**SHORT PROBLEM**
Only the pictures are omitted; repeat all other data exactly.
[START MATERIAL]
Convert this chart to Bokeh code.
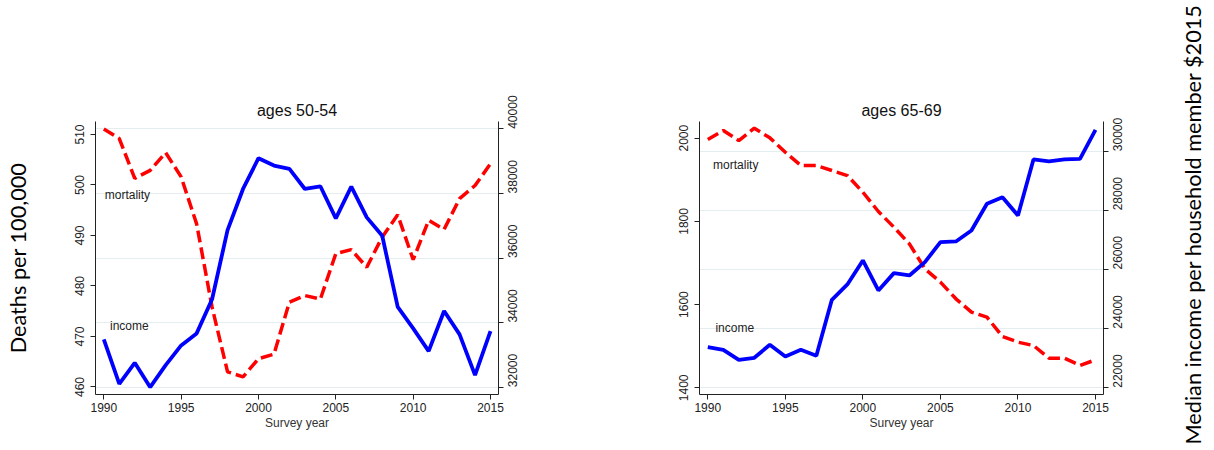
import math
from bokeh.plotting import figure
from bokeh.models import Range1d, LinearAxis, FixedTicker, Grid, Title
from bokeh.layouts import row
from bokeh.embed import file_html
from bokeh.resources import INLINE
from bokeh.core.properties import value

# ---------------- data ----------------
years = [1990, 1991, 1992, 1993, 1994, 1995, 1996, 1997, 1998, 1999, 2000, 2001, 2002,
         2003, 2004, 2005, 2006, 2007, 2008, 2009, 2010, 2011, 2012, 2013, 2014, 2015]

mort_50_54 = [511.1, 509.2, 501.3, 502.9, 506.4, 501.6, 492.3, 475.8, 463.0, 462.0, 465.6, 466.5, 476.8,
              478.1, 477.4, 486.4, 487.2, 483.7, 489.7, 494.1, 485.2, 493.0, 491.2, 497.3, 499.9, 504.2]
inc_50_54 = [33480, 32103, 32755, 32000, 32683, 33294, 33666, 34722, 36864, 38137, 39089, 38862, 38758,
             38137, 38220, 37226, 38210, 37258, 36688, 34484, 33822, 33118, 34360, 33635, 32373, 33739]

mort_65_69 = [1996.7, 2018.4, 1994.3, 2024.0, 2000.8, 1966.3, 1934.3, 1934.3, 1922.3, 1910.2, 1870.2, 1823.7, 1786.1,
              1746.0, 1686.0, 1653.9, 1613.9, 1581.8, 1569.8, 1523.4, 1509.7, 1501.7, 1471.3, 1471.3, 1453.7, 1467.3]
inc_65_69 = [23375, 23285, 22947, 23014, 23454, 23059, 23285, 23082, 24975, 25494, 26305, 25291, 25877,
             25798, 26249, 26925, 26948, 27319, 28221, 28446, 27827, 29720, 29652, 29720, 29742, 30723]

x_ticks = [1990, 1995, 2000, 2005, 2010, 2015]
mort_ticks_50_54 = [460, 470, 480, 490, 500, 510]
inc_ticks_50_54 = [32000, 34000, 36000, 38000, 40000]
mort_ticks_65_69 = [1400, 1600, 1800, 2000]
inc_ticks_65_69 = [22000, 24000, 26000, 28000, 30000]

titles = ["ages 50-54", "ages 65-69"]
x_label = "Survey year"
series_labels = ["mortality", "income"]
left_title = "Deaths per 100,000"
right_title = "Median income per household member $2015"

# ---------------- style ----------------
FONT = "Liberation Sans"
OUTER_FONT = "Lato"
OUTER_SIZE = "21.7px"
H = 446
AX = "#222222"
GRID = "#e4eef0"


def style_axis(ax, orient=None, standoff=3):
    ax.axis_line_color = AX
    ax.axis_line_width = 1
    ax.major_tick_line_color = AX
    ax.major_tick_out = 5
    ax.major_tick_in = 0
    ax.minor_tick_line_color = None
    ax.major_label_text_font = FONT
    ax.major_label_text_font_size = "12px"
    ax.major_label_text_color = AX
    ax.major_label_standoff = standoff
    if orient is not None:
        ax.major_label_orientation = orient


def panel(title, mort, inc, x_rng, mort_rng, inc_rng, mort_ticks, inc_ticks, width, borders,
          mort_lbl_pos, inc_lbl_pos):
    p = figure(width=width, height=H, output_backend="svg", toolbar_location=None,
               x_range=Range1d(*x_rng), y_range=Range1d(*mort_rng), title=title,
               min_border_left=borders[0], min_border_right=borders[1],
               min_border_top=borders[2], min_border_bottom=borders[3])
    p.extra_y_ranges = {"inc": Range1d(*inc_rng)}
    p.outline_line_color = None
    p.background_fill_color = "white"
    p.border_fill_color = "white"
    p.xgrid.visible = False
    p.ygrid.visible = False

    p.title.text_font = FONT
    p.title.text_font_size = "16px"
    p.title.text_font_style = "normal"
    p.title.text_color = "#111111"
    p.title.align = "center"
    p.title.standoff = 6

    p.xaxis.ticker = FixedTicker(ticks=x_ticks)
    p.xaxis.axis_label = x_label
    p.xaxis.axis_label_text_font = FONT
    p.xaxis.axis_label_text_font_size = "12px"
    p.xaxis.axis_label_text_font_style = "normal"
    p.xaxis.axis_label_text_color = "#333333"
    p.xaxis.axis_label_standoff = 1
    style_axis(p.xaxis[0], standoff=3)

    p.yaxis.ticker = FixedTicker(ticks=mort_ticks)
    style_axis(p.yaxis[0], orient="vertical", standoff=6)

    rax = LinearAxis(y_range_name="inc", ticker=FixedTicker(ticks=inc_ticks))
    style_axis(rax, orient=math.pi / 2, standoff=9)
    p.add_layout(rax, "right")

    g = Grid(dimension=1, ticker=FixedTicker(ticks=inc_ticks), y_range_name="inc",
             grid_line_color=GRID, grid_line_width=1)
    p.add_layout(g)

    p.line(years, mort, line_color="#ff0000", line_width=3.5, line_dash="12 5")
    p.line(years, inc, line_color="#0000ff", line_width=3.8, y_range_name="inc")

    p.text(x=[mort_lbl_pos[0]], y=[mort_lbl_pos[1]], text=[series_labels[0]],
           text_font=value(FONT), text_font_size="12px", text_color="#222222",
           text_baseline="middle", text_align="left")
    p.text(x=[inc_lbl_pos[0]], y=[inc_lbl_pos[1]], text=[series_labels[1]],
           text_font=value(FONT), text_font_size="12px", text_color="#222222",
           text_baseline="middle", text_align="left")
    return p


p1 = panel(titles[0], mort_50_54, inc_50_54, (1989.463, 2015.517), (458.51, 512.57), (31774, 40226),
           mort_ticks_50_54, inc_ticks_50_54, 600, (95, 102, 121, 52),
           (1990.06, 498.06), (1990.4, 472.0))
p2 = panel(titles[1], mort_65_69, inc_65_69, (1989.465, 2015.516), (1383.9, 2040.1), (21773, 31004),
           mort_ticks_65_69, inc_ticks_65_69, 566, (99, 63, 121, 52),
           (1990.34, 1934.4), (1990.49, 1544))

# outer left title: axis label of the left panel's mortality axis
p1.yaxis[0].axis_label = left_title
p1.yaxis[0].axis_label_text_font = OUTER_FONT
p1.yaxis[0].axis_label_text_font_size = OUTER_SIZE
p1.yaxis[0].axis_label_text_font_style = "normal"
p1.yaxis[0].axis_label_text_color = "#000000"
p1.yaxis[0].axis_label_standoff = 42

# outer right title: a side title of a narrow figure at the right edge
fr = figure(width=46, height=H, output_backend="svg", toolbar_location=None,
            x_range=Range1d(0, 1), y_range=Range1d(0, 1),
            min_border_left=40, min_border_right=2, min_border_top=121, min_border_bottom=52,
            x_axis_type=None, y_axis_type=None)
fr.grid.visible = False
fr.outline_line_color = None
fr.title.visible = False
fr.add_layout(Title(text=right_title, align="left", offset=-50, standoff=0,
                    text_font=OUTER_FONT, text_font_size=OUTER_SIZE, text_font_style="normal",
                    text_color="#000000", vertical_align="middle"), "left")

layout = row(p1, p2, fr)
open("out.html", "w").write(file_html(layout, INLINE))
[END MATERIAL]
**EXERCISE RESPONSE**
Convert this chart to Bokeh code.
import math
from bokeh.plotting import figure
from bokeh.models import Range1d, LinearAxis, FixedTicker, Grid, Title
from bokeh.layouts import row
from bokeh.embed import file_html
from bokeh.resources import INLINE
from bokeh.core.properties import value

# ---------------- data ----------------
years = [1990, 1991, 1992, 1993, 1994, 1995, 1996, 1997, 1998, 1999, 2000, 2001, 2002,
         2003, 2004, 2005, 2006, 2007, 2008, 2009, 2010, 2011, 2012, 2013, 2014, 2015]

mort_50_54 = [511.1, 509.2, 501.3, 502.9, 506.4, 501.6, 492.3, 475.8, 463.0, 462.0, 465.6, 466.5, 476.8,
              478.1, 477.4, 486.4, 487.2, 483.7, 489.7, 494.1, 485.2, 493.0, 491.2, 497.3, 499.9, 504.2]
inc_50_54 = [33480, 32103, 32755, 32000, 32683, 33294, 33666, 34722, 36864, 38137, 39089, 38862, 38758,
             38137, 38220, 37226, 38210, 37258, 36688, 34484, 33822, 33118, 34360, 33635, 32373, 33739]

mort_65_69 = [1996.7, 2018.4, 1994.3, 2024.0, 2000.8, 1966.3, 1934.3, 1934.3, 1922.3, 1910.2, 1870.2, 1823.7, 1786.1,
              1746.0, 1686.0, 1653.9, 1613.9, 1581.8, 1569.8, 1523.4, 1509.7, 1501.7, 1471.3, 1471.3, 1453.7, 1467.3]
inc_65_69 = [23375, 23285, 22947, 23014, 23454, 23059, 23285, 23082, 24975, 25494, 26305, 25291, 25877,
             25798, 26249, 26925, 26948, 27319, 28221, 28446, 27827, 29720, 29652, 29720, 29742, 30723]

x_ticks = [1990, 1995, 2000, 2005, 2010, 2015]
mort_ticks_50_54 = [460, 470, 480, 490, 500, 510]
inc_ticks_50_54 = [32000, 34000, 36000, 38000, 40000]
mort_ticks_65_69 = [1400, 1600, 1800, 2000]
inc_ticks_65_69 = [22000, 24000, 26000, 28000, 30000]

titles = ["ages 50-54", "ages 65-69"]
x_label = "Survey year"
series_labels = ["mortality", "income"]
left_title = "Deaths per 100,000"
right_title = "Median income per household member $2015"

# ---------------- style ----------------
FONT = "Liberation Sans"
OUTER_FONT = "Lato"
OUTER_SIZE = "21.7px"
H = 446
AX = "#222222"
GRID = "#e4eef0"


def style_axis(ax, orient=None, standoff=3):
    ax.axis_line_color = AX
    ax.axis_line_width = 1
    ax.major_tick_line_color = AX
    ax.major_tick_out = 5
    ax.major_tick_in = 0
    ax.minor_tick_line_color = None
    ax.major_label_text_font = FONT
    ax.major_label_text_font_size = "12px"
    ax.major_label_text_color = AX
    ax.major_label_standoff = standoff
    if orient is not None:
        ax.major_label_orientation = orient


def panel(title, mort, inc, x_rng, mort_rng, inc_rng, mort_ticks, inc_ticks, width, borders,
          mort_lbl_pos, inc_lbl_pos):
    p = figure(width=width, height=H, output_backend="svg", toolbar_location=None,
               x_range=Range1d(*x_rng), y_range=Range1d(*mort_rng), title=title,
               min_border_left=borders[0], min_border_right=borders[1],
               min_border_top=borders[2], min_border_bottom=borders[3])
    p.extra_y_ranges = {"inc": Range1d(*inc_rng)}
    p.outline_line_color = None
    p.background_fill_color = "white"
    p.border_fill_color = "white"
    p.xgrid.visible = False
    p.ygrid.visible = False

    p.title.text_font = FONT
    p.title.text_font_size = "16px"
    p.title.text_font_style = "normal"
    p.title.text_color = "#111111"
    p.title.align = "center"
    p.title.standoff = 6

    p.xaxis.ticker = FixedTicker(ticks=x_ticks)
    p.xaxis.axis_label = x_label
    p.xaxis.axis_label_text_font = FONT
    p.xaxis.axis_label_text_font_size = "12px"
    p.xaxis.axis_label_text_font_style = "normal"
    p.xaxis.axis_label_text_color = "#333333"
    p.xaxis.axis_label_standoff = 1
    style_axis(p.xaxis[0], standoff=3)

    p.yaxis.ticker = FixedTicker(ticks=mort_ticks)
    style_axis(p.yaxis[0], orient="vertical", standoff=6)

    rax = LinearAxis(y_range_name="inc", ticker=FixedTicker(ticks=inc_ticks))
    style_axis(rax, orient=math.pi / 2, standoff=9)
    p.add_layout(rax, "right")

    g = Grid(dimension=1, ticker=FixedTicker(ticks=inc_ticks), y_range_name="inc",
             grid_line_color=GRID, grid_line_width=1)
    p.add_layout(g)

    p.line(years, mort, line_color="#ff0000", line_width=3.5, line_dash="12 5")
    p.line(years, inc, line_color="#0000ff", line_width=3.8, y_range_name="inc")

    p.text(x=[mort_lbl_pos[0]], y=[mort_lbl_pos[1]], text=[series_labels[0]],
           text_font=value(FONT), text_font_size="12px", text_color="#222222",
           text_baseline="middle", text_align="left")
    p.text(x=[inc_lbl_pos[0]], y=[inc_lbl_pos[1]], text=[series_labels[1]],
           text_font=value(FONT), text_font_size="12px", text_color="#222222",
           text_baseline="middle", text_align="left")
    return p


p1 = panel(titles[0], mort_50_54, inc_50_54, (1989.463, 2015.517), (458.51, 512.57), (31774, 40226),
           mort_ticks_50_54, inc_ticks_50_54, 600, (95, 102, 121, 52),
           (1990.06, 498.06), (1990.4, 472.0))
p2 = panel(titles[1], mort_65_69, inc_65_69, (1989.465, 2015.516), (1383.9, 2040.1), (21773, 31004),
           mort_ticks_65_69, inc_ticks_65_69, 566, (99, 63, 121, 52),
           (1990.34, 1934.4), (1990.49, 1544))

# outer left title: axis label of the left panel's mortality axis
p1.yaxis[0].axis_label = left_title
p1.yaxis[0].axis_label_text_font = OUTER_FONT
p1.yaxis[0].axis_label_text_font_size = OUTER_SIZE
p1.yaxis[0].axis_label_text_font_style = "normal"
p1.yaxis[0].axis_label_text_color = "#000000"
p1.yaxis[0].axis_label_standoff = 42

# outer right title: a side title of a narrow figure at the right edge
fr = figure(width=46, height=H, output_backend="svg", toolbar_location=None,
            x_range=Range1d(0, 1), y_range=Range1d(0, 1),
            min_border_left=40, min_border_right=2, min_border_top=121, min_border_bottom=52,
            x_axis_type=None, y_axis_type=None)
fr.grid.visible = False
fr.outline_line_color = None
fr.title.visible = False
fr.add_layout(Title(text=right_title, align="left", offset=-50, standoff=0,
                    text_font=OUTER_FONT, text_font_size=OUTER_SIZE, text_font_style="normal",
                    text_color="#000000", vertical_align="middle"), "left")

layout = row(p1, p2, fr)
open("out.html", "w").write(file_html(layout, INLINE))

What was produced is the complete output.